**Objective:** The lines from the top of the material through the line with "import plotly.graph_objects as go" are to be set down exactly. Leave the pictures out.

>> START

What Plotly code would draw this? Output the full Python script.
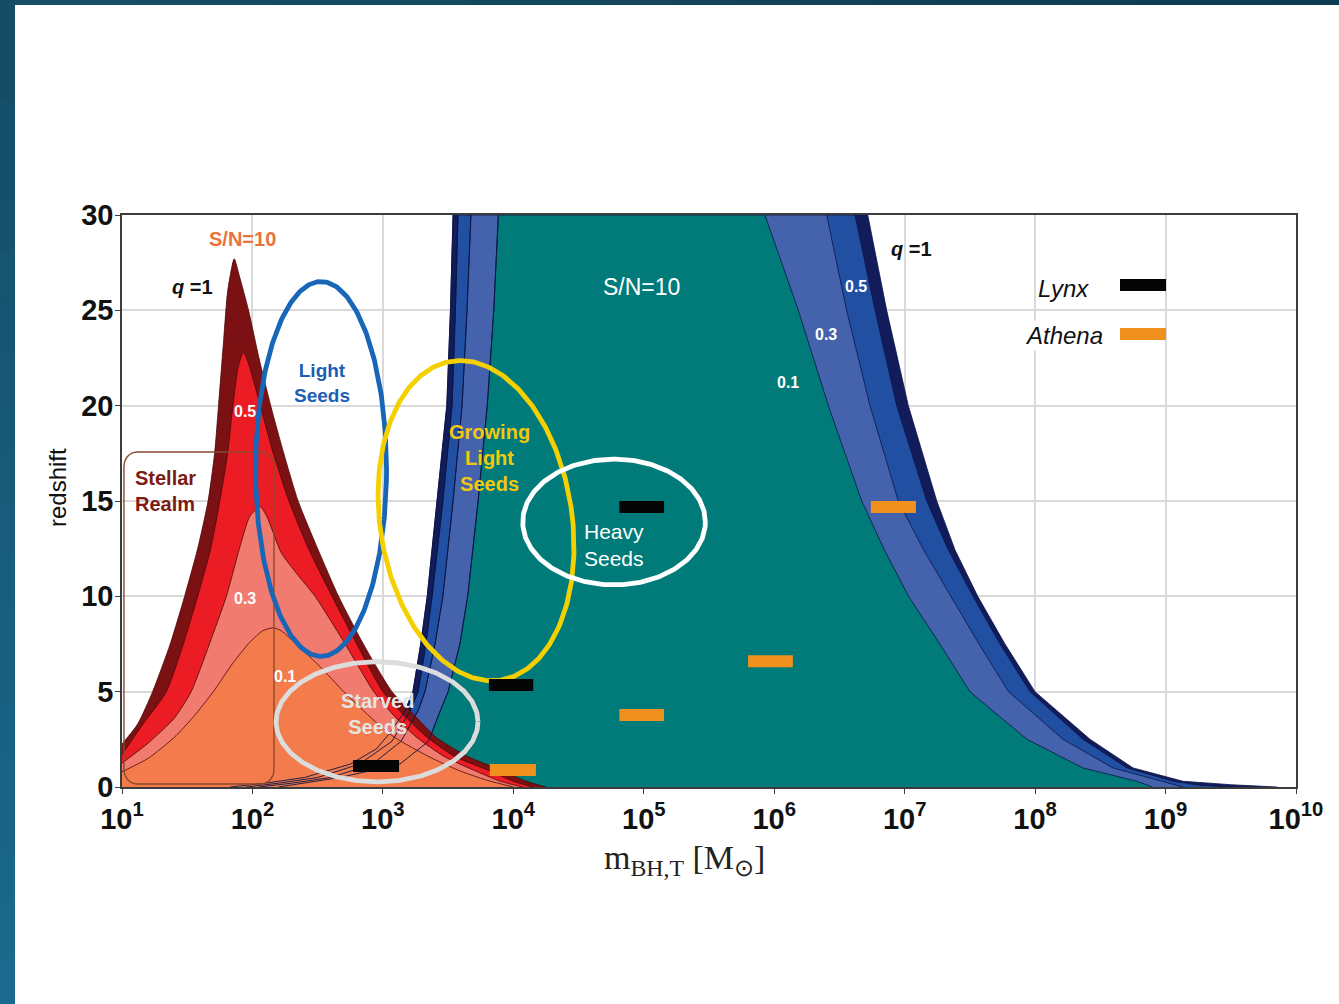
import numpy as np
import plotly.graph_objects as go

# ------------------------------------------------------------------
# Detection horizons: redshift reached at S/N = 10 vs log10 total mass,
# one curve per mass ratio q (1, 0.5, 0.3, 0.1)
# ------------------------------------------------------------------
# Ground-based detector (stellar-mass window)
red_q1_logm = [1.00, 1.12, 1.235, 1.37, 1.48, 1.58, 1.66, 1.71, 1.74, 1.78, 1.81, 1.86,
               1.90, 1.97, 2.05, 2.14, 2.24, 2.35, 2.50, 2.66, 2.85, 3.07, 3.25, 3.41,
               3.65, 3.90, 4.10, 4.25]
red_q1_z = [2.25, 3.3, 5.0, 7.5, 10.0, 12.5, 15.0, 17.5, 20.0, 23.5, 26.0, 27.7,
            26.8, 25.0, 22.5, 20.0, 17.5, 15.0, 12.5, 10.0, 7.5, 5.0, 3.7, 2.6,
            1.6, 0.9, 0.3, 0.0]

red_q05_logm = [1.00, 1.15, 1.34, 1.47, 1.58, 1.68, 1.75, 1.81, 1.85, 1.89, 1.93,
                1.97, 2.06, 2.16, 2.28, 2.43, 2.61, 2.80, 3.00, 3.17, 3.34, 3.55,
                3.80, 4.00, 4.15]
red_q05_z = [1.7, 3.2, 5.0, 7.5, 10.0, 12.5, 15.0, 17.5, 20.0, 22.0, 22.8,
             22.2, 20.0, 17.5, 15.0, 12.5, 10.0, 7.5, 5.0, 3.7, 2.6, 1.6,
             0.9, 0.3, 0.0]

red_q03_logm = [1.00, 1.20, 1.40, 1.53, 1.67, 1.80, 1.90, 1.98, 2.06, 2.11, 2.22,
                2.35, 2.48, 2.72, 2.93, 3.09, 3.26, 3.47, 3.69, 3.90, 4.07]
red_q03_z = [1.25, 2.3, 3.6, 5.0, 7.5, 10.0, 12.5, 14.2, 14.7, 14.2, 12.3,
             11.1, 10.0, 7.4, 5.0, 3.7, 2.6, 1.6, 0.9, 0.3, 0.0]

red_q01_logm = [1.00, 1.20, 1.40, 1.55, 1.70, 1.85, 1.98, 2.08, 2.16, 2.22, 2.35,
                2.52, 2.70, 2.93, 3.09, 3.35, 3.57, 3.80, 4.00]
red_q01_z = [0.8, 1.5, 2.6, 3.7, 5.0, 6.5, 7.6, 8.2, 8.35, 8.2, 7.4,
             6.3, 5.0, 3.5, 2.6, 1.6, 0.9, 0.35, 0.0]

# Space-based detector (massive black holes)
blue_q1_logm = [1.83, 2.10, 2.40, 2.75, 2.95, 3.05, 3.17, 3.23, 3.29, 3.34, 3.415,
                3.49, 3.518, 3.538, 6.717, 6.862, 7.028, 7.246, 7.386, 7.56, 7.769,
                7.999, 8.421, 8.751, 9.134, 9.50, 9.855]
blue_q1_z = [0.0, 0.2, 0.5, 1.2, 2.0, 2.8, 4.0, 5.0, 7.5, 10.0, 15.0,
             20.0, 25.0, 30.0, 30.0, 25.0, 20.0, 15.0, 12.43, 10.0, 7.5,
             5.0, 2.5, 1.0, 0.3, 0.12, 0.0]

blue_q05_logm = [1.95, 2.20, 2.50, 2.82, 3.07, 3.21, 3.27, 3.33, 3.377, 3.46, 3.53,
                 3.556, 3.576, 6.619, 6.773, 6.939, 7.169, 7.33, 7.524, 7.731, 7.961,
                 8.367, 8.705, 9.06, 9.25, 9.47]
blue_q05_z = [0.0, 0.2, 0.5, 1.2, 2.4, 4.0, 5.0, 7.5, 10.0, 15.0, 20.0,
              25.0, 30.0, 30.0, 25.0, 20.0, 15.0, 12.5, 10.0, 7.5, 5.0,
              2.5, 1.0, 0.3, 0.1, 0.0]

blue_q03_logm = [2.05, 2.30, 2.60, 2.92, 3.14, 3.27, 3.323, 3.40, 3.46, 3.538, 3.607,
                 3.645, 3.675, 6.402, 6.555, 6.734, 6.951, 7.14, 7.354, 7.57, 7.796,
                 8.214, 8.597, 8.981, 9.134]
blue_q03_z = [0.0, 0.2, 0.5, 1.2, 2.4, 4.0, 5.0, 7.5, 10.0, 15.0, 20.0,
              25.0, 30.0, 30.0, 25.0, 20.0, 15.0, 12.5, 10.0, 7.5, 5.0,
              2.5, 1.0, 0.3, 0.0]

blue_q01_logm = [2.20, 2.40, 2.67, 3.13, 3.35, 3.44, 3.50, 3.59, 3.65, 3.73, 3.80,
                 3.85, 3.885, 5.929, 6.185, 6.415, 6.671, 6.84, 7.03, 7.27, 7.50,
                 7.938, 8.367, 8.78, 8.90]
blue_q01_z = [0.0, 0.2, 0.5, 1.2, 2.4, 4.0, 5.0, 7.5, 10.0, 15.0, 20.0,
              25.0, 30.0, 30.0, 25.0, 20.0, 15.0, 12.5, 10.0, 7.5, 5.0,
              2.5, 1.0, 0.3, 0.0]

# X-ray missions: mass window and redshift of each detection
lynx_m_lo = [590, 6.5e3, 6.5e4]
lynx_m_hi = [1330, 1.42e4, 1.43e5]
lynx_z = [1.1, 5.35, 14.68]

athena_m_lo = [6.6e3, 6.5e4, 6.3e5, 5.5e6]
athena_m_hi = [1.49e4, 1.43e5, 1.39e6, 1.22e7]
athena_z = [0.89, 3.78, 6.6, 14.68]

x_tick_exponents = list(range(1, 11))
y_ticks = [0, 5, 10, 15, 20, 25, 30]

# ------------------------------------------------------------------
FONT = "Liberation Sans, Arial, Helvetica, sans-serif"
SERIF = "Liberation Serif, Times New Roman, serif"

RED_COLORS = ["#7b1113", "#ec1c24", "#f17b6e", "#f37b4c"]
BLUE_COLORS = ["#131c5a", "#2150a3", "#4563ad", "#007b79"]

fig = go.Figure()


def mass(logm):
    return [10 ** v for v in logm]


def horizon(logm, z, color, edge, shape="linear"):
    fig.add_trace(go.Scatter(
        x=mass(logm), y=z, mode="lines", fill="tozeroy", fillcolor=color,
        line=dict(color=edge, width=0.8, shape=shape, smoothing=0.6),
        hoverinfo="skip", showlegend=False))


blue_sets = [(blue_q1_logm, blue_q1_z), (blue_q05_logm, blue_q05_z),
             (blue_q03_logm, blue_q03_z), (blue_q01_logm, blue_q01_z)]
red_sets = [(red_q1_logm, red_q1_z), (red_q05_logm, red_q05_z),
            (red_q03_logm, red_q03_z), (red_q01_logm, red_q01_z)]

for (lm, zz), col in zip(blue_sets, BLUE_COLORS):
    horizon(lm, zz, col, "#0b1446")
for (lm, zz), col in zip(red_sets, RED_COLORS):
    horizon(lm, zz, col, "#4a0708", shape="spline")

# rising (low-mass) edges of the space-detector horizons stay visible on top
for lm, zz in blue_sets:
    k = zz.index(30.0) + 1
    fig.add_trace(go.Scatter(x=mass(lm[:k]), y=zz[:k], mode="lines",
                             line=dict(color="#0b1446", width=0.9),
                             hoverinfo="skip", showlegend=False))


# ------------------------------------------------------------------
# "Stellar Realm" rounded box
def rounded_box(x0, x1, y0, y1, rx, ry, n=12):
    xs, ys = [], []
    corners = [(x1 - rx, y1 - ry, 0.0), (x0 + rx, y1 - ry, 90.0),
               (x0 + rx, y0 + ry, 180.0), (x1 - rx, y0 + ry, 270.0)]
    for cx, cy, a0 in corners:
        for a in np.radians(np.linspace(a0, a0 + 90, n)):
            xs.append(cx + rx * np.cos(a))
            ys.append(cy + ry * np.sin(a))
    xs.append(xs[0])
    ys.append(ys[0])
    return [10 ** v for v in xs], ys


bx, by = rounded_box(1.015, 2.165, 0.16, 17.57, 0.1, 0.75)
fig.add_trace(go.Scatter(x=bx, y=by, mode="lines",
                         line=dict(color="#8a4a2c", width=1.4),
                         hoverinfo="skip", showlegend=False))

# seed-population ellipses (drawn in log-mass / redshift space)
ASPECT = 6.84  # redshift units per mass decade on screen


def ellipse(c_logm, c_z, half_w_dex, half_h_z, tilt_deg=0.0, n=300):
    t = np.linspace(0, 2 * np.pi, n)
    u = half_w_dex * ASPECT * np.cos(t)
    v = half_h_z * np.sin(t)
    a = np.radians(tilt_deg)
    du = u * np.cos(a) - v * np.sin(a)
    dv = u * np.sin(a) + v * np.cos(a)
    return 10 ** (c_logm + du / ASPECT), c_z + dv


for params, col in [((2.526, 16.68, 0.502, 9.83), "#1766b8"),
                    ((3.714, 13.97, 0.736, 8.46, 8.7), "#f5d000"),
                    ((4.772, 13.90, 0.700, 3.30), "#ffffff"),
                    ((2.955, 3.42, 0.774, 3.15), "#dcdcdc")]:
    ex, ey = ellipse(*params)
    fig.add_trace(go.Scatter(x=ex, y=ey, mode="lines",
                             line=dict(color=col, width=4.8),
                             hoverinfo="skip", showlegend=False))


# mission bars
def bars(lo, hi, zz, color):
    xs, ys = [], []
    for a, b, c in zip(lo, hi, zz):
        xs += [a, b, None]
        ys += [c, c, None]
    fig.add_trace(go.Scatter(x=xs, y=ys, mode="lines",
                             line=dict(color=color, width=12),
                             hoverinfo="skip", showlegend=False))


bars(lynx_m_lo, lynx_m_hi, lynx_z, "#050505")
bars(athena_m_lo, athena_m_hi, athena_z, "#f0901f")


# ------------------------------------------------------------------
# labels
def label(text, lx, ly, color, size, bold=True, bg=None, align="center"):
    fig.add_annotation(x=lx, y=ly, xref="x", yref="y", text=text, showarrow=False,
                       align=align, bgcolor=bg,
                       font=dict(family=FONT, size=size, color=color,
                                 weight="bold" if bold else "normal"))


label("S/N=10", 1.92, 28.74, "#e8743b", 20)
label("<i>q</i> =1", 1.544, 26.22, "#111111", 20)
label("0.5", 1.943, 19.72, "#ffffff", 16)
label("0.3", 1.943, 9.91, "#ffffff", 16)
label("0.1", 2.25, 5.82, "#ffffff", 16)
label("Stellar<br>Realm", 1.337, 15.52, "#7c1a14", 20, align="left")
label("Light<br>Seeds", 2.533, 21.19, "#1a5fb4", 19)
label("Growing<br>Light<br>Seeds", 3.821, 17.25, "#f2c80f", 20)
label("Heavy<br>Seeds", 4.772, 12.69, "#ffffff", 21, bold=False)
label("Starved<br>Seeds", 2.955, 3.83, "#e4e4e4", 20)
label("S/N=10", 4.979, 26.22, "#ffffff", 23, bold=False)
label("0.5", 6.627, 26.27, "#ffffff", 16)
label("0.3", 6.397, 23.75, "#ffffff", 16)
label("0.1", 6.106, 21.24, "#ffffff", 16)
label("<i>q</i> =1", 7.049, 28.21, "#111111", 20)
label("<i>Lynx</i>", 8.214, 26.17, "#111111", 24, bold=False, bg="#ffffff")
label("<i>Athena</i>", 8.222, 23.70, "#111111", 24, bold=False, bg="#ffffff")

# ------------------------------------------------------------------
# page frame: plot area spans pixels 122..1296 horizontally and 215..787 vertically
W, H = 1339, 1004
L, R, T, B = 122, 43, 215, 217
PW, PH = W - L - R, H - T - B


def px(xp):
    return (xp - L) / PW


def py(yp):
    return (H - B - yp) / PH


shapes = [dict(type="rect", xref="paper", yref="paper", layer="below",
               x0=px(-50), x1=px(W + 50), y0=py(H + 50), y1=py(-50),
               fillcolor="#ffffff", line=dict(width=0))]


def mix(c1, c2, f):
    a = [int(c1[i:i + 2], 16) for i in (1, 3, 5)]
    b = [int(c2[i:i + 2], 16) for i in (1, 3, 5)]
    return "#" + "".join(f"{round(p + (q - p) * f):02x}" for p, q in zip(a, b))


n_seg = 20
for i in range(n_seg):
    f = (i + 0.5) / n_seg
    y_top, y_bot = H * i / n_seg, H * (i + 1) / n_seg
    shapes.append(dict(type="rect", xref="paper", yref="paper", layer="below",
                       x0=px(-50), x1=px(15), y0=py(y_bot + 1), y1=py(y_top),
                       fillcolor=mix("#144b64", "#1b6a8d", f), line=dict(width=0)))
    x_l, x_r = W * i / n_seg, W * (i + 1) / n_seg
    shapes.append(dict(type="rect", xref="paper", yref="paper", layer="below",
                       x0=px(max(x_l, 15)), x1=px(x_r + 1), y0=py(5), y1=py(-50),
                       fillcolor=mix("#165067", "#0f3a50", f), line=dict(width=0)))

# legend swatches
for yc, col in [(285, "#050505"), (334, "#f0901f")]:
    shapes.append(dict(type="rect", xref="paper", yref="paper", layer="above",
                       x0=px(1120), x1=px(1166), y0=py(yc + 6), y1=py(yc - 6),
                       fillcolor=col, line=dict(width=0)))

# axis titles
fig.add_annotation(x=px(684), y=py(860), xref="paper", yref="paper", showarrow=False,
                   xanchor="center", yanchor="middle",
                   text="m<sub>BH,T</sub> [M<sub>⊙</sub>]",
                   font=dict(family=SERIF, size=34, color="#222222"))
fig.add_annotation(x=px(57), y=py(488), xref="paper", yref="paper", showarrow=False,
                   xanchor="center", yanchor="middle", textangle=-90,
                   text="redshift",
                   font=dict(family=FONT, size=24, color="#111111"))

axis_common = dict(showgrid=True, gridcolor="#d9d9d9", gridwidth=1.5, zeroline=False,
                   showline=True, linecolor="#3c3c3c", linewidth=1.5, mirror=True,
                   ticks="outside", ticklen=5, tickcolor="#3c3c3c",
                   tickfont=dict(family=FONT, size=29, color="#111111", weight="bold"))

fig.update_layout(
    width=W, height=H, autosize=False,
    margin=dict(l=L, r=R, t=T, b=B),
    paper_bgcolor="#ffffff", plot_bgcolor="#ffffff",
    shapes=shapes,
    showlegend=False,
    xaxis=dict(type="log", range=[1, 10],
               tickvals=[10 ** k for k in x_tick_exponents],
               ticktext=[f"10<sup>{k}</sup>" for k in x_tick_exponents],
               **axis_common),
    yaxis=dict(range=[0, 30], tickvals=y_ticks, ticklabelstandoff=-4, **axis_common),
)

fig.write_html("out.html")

>> END

**Result:**
What Plotly code would draw this? Output the full Python script.
import numpy as np
import plotly.graph_objects as go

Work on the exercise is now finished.